By late March, Initial estimates placed the oil reserves at around 1 billion barrels, sparking plans for pipeline construction and full-scale production of the oil fields. Events moved swiftly, and industry sources reported in mid-1987 that the three fields—lyad East, lyad West, and Amal—already had a productive capacity of 10,000 barrels per day (bpd), that between 5,000 and 10,000 bpd were being trucked to the Aden refinery, and that there were plans to increase the number of trucks on the oil run to bring deliveries up to 25,000 bpd, considerably more than the PDRY's total domestic need at the time. The discovery was viewed as a potential pathway to reduce dependence on external sources of income and improve the lives of South Yemen's roughly 2.4 million citizens. However, the joy of discovery was accompanied by a multitude of challenges.

Western Shabwa was not the only exploration area, and the Soviet Union was not the only explorer in the second half of the 1980s. Replying to a claim that the PDRY had put all of its eggs in one basket, Deputy Prime Minister and Minister of Energy and Minerals Salih Abu-Bakr ibn Husaynun noted in late 1987 that eight Western and Arab companies were engaged in exploration efforts in several areas in the PDRY. Although Italy's Agip stopped work in late 1985, Brazil's Braspetrol, France's Societe Nationale Elf Aquitaine (Elf) and Compagnie Française des Petroles (Total), Kuwait's Independent Petroleum Group, and Canadian Occidental were among the firms actively searching for oil in the years that followed.

The Soviet involvement in the discovery, estimated to have cost over half a billion dollars and added to South Yemen's already staggering debt, raised concerns about potential political and economic influence in the region. Additionally, the oil find added a layer of complexity to the already intricate relationship between South and North Yemen, both of which desired unification and saw the resource, estimated to hold the potential for substantial economic benefits, as a potential driver of economic prosperity.

Furthermore, South Yemen grappled with internal political struggles and social unrest at the time of the discovery. The violent leadership struggle within the ruling communist party, culminating in the January 1986 "blood bath" in Aden, further destabilised the nation. This volatile political landscape cast a shadow over the potential benefits of the newfound oil wealth and raised questions about how the resources would be managed and distributed fairly within the nation.

===Airlines===
The following airlines had operated from the PDRY:

- The Brothers Air Services was formed by Sayid Zein A. Baharoon who used the "Brothers" nomenclature in his merchant enterprises. Known as BASCO, this fledgling airline lasted only a short time. It operated from 1967 to 1971 before its assets were nationalised and incorporated into the newly created Alyemda Airline.

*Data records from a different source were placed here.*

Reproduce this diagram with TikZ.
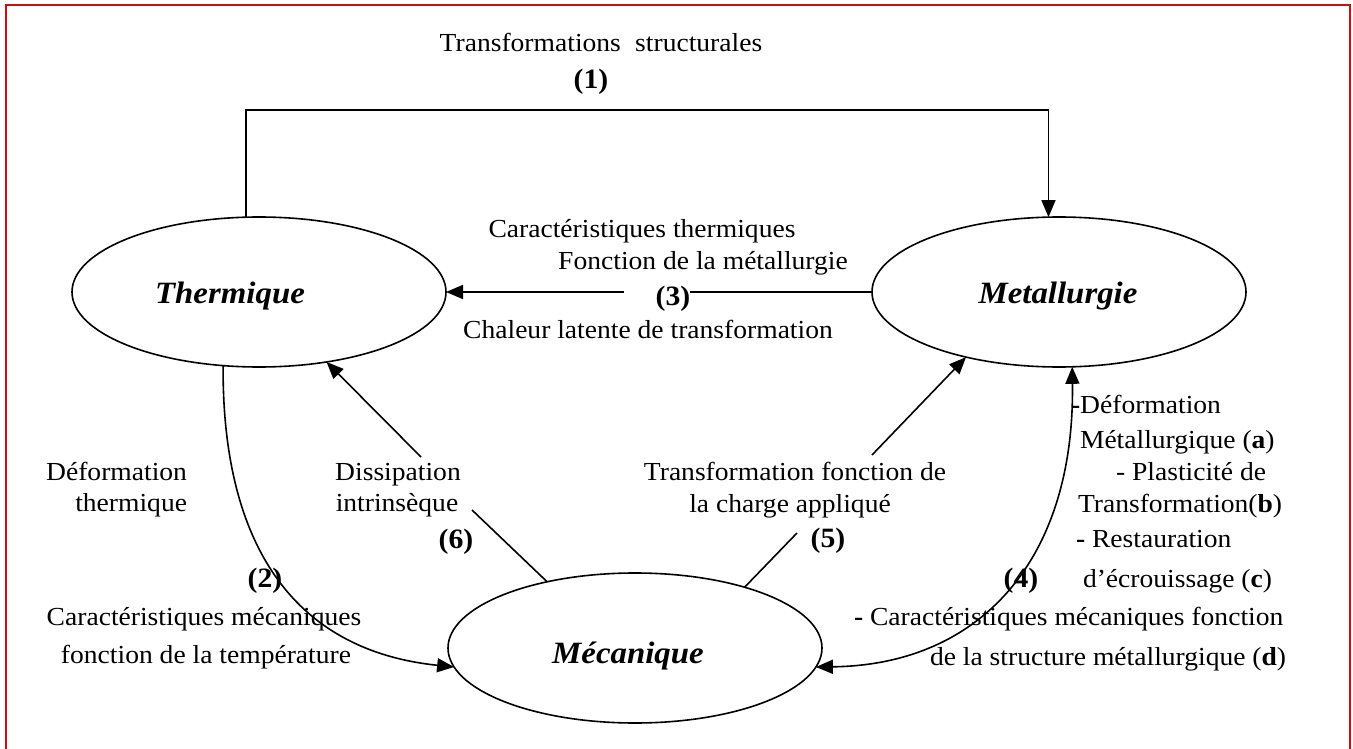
\documentclass[tikz,border=0pt]{standalone}
\usepackage{fontspec}
\setmainfont{Liberation Serif}[FakeStretch=1.06]
\usetikzlibrary{arrows.meta,shapes.geometric,calc}
\definecolor{framecol}{RGB}{204,16,16}
\begin{document}
\begin{tikzpicture}[x=1pt,y=-1pt,
  every node/.style={inner sep=0pt, outer sep=0pt},
  body/.style={font=\fontsize{26}{30}\selectfont, anchor=base},
  bodyl/.style={font=\fontsize{26}{30}\selectfont, anchor=base west},
  bodyr/.style={font=\fontsize{26}{30}\selectfont, anchor=base east},
  num/.style={font=\fontsize{28}{32}\selectfont\bfseries, anchor=base},
  domnode/.style={draw, ellipse, line width=1.6pt, minimum width=374pt, minimum height=150pt},
  ttl/.style={font=\fontsize{31}{36}\selectfont\bfseries\itshape, anchor=base},
  link/.style={line width=1.6pt},
  arr/.style={link, -{Triangle[length=17pt,width=14pt]}},
  arrr/.style={link, {Triangle[length=17pt,width=14pt]}-{Triangle[length=17pt,width=14pt]}},
]
\useasboundingbox (0,0) rectangle (1353,749);
\fill[white] (0,0) rectangle (1353,749);
\draw[framecol, line width=2.5pt] (6,5) rectangle (1350,780);

% domains
\node[domnode] (th) at (259,292) {};
\node[domnode] (me) at (1059,292) {};
\node[domnode] (mc) at (635,648) {};
\node[ttl] (thl) at (230,303) {Thermique};
\node[ttl] (mel) at (1058,303) {Metallurgie};
\node[ttl] (mcl) at (628,663) {Mécanique};

% (1)
\node[body] (t1) at (601,52) {Transformations\hspace{0.55em}structurales};
\node[num] (n1) at (591,89) {(1)};
\draw[arr] (th.100.6) -- ++(0,-107) -| (me.98.4);

% (3)
\node[body] (t3a) at (642,237) {Caractéristiques thermiques};
\node[body] (t3b) at (703,269) {Fonction de la métallurgie};
\node[num] (n3) at (673,305) {(3)};
\node[body] (t3c) at (648,338) {Chaleur latente de transformation};
\draw[link] (me.west) -- (n3.east |- me.west);
\draw[arr] ($(n3.west |- th.east)+(-32,0)$) -- (th.east);

% (2)
\node[bodyr] (t2a) at (187,480) {Déformation};
\node[bodyr] (t2b) at (187,511) {thermique};
\node[num] (n2) at (265,587) {(2)};
\node[body] (t2c) at (204,625) {Caractéristiques mécaniques};
\node[body] (t2d) at (206,663) {fonction de la température};
\draw[arr] (th.-116.7) .. controls (222,540) and (290,650) .. (mc.-174);

% (6)
\node[body] (t6a) at (398,480) {Dissipation};
\node[body] (t6b) at (397,511) {intrinsèque};
\node[num] (n6) at (456,548) {(6)};
\coordinate (c6a) at (472,510);
\coordinate (c6b) at (421,457);
\draw[link] (mc.143.7) -- (c6a);
\draw[arr] (c6b) -- (th.-46.6);

% (5)
\node[body] (t5a) at (795,480) {Transformation fonction de};
\node[body] (t5b) at (790,512) {la charge appliqué};
\node[num] (n5) at (828,547) {(5)};
\coordinate (c5a) at (797,533);
\coordinate (c5b) at (872,455);
\draw[link] (mc.29) -- (c5a);
\draw[arr] (c5b) -- (me.-145);

% (4)
\node[num] (n4) at (1021,587) {(4)};
\node[bodyl] (t4a) at (1071,413) {\textbf{-}Déformation};
\node[bodyl] (t4b) at (1080,448) {Métallurgique (\textbf{a})};
\node[bodyl] (t4c) at (1116,480) {- Plasticité de};
\node[bodyl] (t4d) at (1078,512) {Transformation(\textbf{b})};
\node[bodyl] (t4e) at (1076,547) {\textbf{-} Restauration};
\node[bodyl] (t4f) at (1083,587) {d’écrouissage (\textbf{c})};
\node[bodyl] (t4g) at (854,625) {\textbf{-} Caractéristiques mécaniques fonction};
\node[bodyl] (t4h) at (930,665) {de la structure métallurgique (\textbf{d})};
\draw[arrr] (mc.-6) .. controls (980,665) and (1075,560) .. (me.-80);
\end{tikzpicture}
\end{document}
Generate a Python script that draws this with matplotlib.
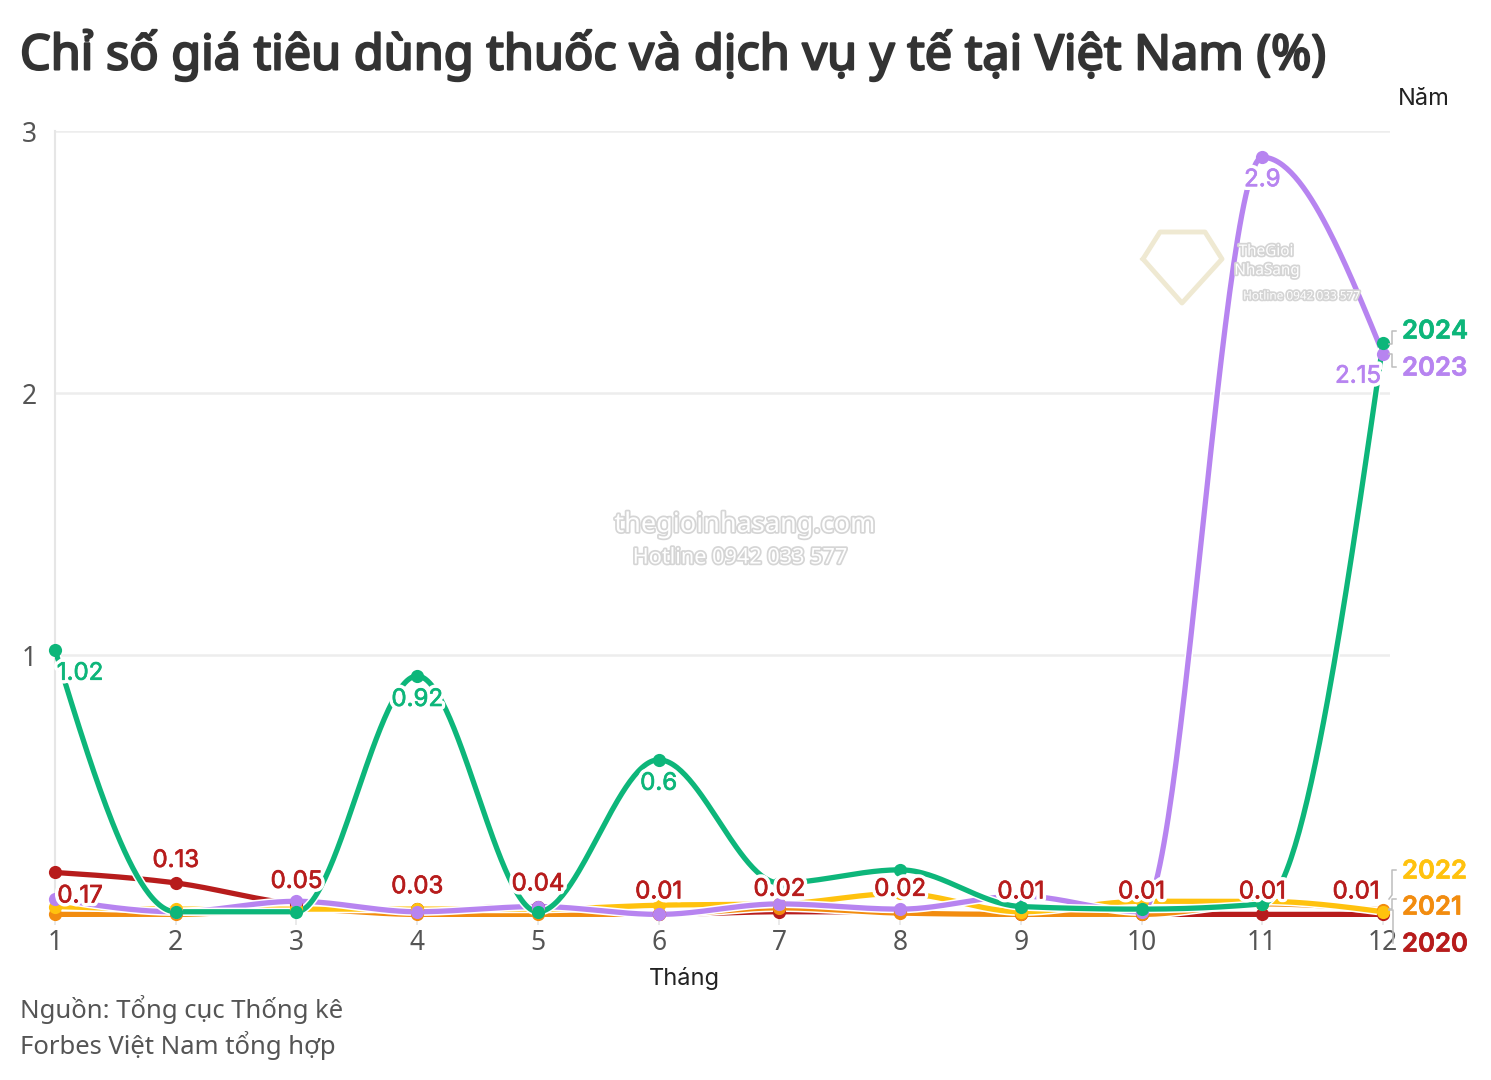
"""
plot.py
Chi so gia tieu dung thuoc va dich vu y te tai Viet Nam, 2020-2024.
Saves out.png at 1491x1080.
"""

import numpy as np
import matplotlib
matplotlib.use("Agg")
import matplotlib.pyplot as plt
import matplotlib.patheffects as pe

############################################################
# Data
############################################################

MONTHS = [1, 2, 3, 4, 5, 6, 7, 8, 9, 10, 11, 12]

Y2020 = [0.17, 0.13, 0.05, 0.03, 0.04, 0.01, 0.02, 0.02, 0.01, 0.01, 0.01, 0.01]
Y2021 = [0.01, 0.01, 0.03, 0.01, 0.01, 0.01, 0.035, 0.015, 0.01, 0.01, 0.05, 0.027]
Y2022 = [0.04, 0.03, 0.03, 0.03, 0.03, 0.045, 0.05, 0.09, 0.02, 0.06, 0.06, 0.02]
Y2023 = [0.07, 0.02, 0.06, 0.02, 0.04, 0.01, 0.05, 0.03, 0.08, 0.02, 2.90, 2.15]
Y2024 = [1.02, 0.02, 0.02, 0.92, 0.02, 0.60, 0.13, 0.18, 0.04, 0.03, 0.05, 2.19]

YEARS = ["2020", "2021", "2022", "2023", "2024"]
COLORS = ["#B71C1C", "#F28C0F", "#FFC20E", "#B784F0", "#0DB67A"]

Y_TICKS = [1, 2, 3]

TITLE = "Chỉ số giá tiêu dùng thuốc và dịch vụ y tế tại Việt Nam (%)"
SOURCE = ["Nguồn: Tổng cục Thống kê", "Forbes Việt Nam tổng hợp"]

############################################################
# Layout (pixels)
############################################################

W, H = 1491, 1080
AX_L, AX_R, AX_T, AX_B = 55, 1390, 131, 917
PX_PER_MONTH = (1383 - 55) / 11

TEXT_FONT = ["Noto Sans", "DejaVu Sans"]
LABEL_FONT = ["Inter", "Noto Sans", "DejaVu Sans"]


def fx(px):
    return px / W


def fy(py):
    return 1 - py / H


def monotone(xs, ys, n=60):
    # same idea as d3.curveMonotoneX: flat at local extremes, no overshoot
    xs = np.asarray(xs, dtype=float)
    ys = np.asarray(ys, dtype=float)
    h = np.diff(xs)
    s = np.diff(ys) / h
    m = np.zeros(len(xs))
    for i in range(1, len(xs) - 1):
        if s[i - 1] * s[i] > 0:
            p = (s[i - 1] * h[i] + s[i] * h[i - 1]) / (h[i - 1] + h[i])
            m[i] = np.sign(s[i]) * min(abs(s[i - 1]), abs(s[i]), 0.5 * abs(p)) * 2
    m[0] = (3 * s[0] - m[1]) / 2
    m[-1] = (3 * s[-1] - m[-2]) / 2
    out_x, out_y = [], []
    for i in range(len(xs) - 1):
        t = np.linspace(0, 1, n)
        out_x.append(xs[i] + t * h[i])
        out_y.append(
            (2 * t**3 - 3 * t**2 + 1) * ys[i]
            + (t**3 - 2 * t**2 + t) * h[i] * m[i]
            + (-2 * t**3 + 3 * t**2) * ys[i + 1]
            + (t**3 - t**2) * h[i] * m[i + 1]
        )
    return np.concatenate(out_x), np.concatenate(out_y)


def heavy(color, width):
    # the installed Noto/Inter only come out regular, so thicken with a stroke
    return pe.withStroke(linewidth=width, foreground=color)


############################################################
# Figure
############################################################

fig = plt.figure(figsize=(W / 100, H / 100), dpi=100, facecolor="white")
ax = fig.add_axes([fx(AX_L), fy(AX_B), (AX_R - AX_L) / W, (AX_B - AX_T) / H])
ax.set_xlim(1, 1 + (AX_R - AX_L) / PX_PER_MONTH)
ax.set_ylim(0, 3)

for side in ["top", "right", "bottom"]:
    ax.spines[side].set_visible(False)
ax.spines["left"].set_color("#E6E6E6")
ax.spines["left"].set_linewidth(1.5)

ax.set_xticks(MONTHS)
ax.set_yticks(Y_TICKS)
ax.tick_params(axis="x", length=6, width=1.2, color="#E6E6E6", pad=3,
               labelsize=19, labelcolor="#555555")
ax.tick_params(axis="y", length=0, pad=13, labelsize=19, labelcolor="#555555")
for lab in ax.get_xticklabels() + ax.get_yticklabels():
    lab.set_fontfamily(TEXT_FONT)
ax.grid(axis="y", color="#EDEDED", linewidth=1.8)
ax.set_axisbelow(True)

# ── Lines ─────────────────────────────────────────────────
series = [Y2020, Y2021, Y2022, Y2023, Y2024]
halo = [pe.Stroke(linewidth=6, foreground="white"), pe.Normal()]

for vals, color in zip(series, COLORS):
    cx, cy = monotone(MONTHS, vals)
    ax.plot(cx, cy, color=color, linewidth=3.8, solid_capstyle="round",
            path_effects=halo, zorder=3)
for vals, color in zip(series, COLORS):
    ax.plot(MONTHS, vals, "o", color=color, markersize=9.5, markeredgewidth=0,
            clip_on=False, zorder=4)


# ── Value labels ──────────────────────────────────────────
def value_label(i, vals, color, dx, dy):
    v = vals[i]
    ax.annotate(f"{v:g}", (MONTHS[i], v), xytext=(dx * 0.72, dy * 0.72),
                textcoords="offset points", ha="center", va="center",
                fontsize=17.3, color=color, family=LABEL_FONT,
                path_effects=[pe.Stroke(linewidth=5.5, foreground="white"),
                              pe.Stroke(linewidth=0.5, foreground=color),
                              pe.Normal()],
                zorder=6, annotation_clip=False)


for i in range(len(MONTHS)):
    dx = {0: 25, 11: -27}.get(i, 0)
    dy = 22 if i else -24
    value_label(i, Y2020, COLORS[0], dx, dy)
value_label(10, Y2023, COLORS[3], 0, -23)
value_label(11, Y2023, COLORS[3], -25, -23)
value_label(0, Y2024, COLORS[4], 25, -24)
value_label(3, Y2024, COLORS[4], 0, -24)
value_label(5, Y2024, COLORS[4], 0, -24)

# ── Direct year labels + brackets ─────────────────────────
year_y = [945, 908, 872, 369, 332]
for year, color, py in zip(YEARS, COLORS, year_y):
    fig.text(fx(1402), fy(py), year, color=color, fontsize=18.5, fontweight="semibold",
             family=LABEL_FONT, ha="left", va="center",
             path_effects=[heavy(color, 0.5)])

brackets = [
    ([1393, 1393, 1389], [943, 910, 910]),
    ([1396, 1392, 1392, 1389], [870, 870, 895, 899]),
    ([1396, 1392, 1392, 1389], [899, 899, 909, 909]),
    ([1396, 1392, 1392, 1389], [331, 331, 344, 344]),
    ([1396, 1392, 1392, 1389], [367, 367, 354, 354]),
]
for bx, by in brackets:
    fig.add_artist(plt.Line2D([fx(p) for p in bx], [fy(p) for p in by],
                              color="#BDBDBD", linewidth=1.1, zorder=1))

# ── Text ──────────────────────────────────────────────────
fig.text(fx(20), fy(55), TITLE, fontsize=35, color="#333333",
         family=TEXT_FONT, ha="left", va="center",
         path_effects=[heavy("#333333", 1.6)])
fig.text(fx(1424), fy(99), "Năm", fontsize=17, color="#222222",
         family=LABEL_FONT, ha="center", va="center")
fig.text(fx(684), fy(979), "Tháng", fontsize=17, color="#222222",
         family=LABEL_FONT, ha="center", va="center")
for line, py in zip(SOURCE, [1009, 1045]):
    fig.text(fx(20), fy(py), line, fontsize=18.5, color="#555555",
             family=TEXT_FONT, ha="left", va="center")

# ── Watermark ─────────────────────────────────────────────
wm_halo = [pe.withStroke(linewidth=2.5, foreground="#D5D5D5")]
wm_texts = [
    (745, 525, "thegioinhasang.com", 19.5),
    (740, 558, "Hotline 0942 033 577", 15.6),
    (1266, 252, "TheGioi", 11),
    (1267, 271, "NhaSang", 11),
    (1302, 296, "Hotline 0942 033 577", 8.5),
]
for px, py, txt, size in wm_texts:
    fig.text(fx(px), fy(py), txt, fontsize=size, color="white", family=TEXT_FONT,
             ha="center", va="center", path_effects=wm_halo, zorder=2)

logo_x = [1143, 1160, 1205, 1222, 1182, 1143]
logo_y = [259, 232, 232, 259, 303, 259]
fig.add_artist(plt.Line2D([fx(p) for p in logo_x], [fy(p) for p in logo_y],
                          color="#EFE9D2", linewidth=3.5, zorder=2))

fig.savefig("out.png", dpi=100, facecolor="white")
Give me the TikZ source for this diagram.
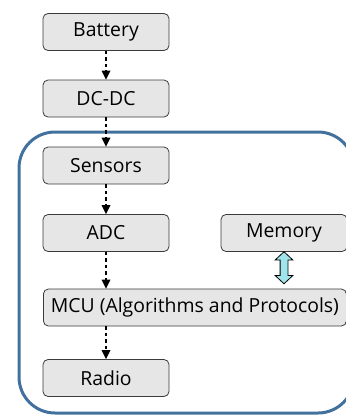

- Alyemda – Democratic Yemen Airlines (1971–1996). Joined Yemenia, the airline of the former YAR.

== Legacy ==
According to journalist Bilal Zenab Ahmed, nostalgia remains strong in parts of southern Yemen for the PDRY. Ahmed compared nostalgia for South Yemen to nostalgia for the Soviet Union, noting their shared emphasis on cultural memory and ongoing impact on modern-day nationalism. Ahmed asserted that nostalgia for the perceived stability, social benefits, and low unemployment of South Yemen have played a strong role in support for modern-day South Yemeni separatism. The Southern Movement in particular drew much of its initial support from elements of the southern Yemeni population nostalgic for the former Marxist government, and socialist nostalgia features subtly in much of its messaging, propaganda, and symbolism.

Political scholar Anne-Linda Amira Augustin asserted that nostalgia for the PDRY is primarily driven by nostalgia for state-sponsored social benefits, namely free healthcare, an educational system with relatively high standards, low unemployment, and provision of social security. Augustin found in her research that communist nostalgia has experienced a resurgence among younger Yemenis born since 1990 who cannot remember the South Yemeni government, but are disillusioned with the social and political conditions since the country's unification.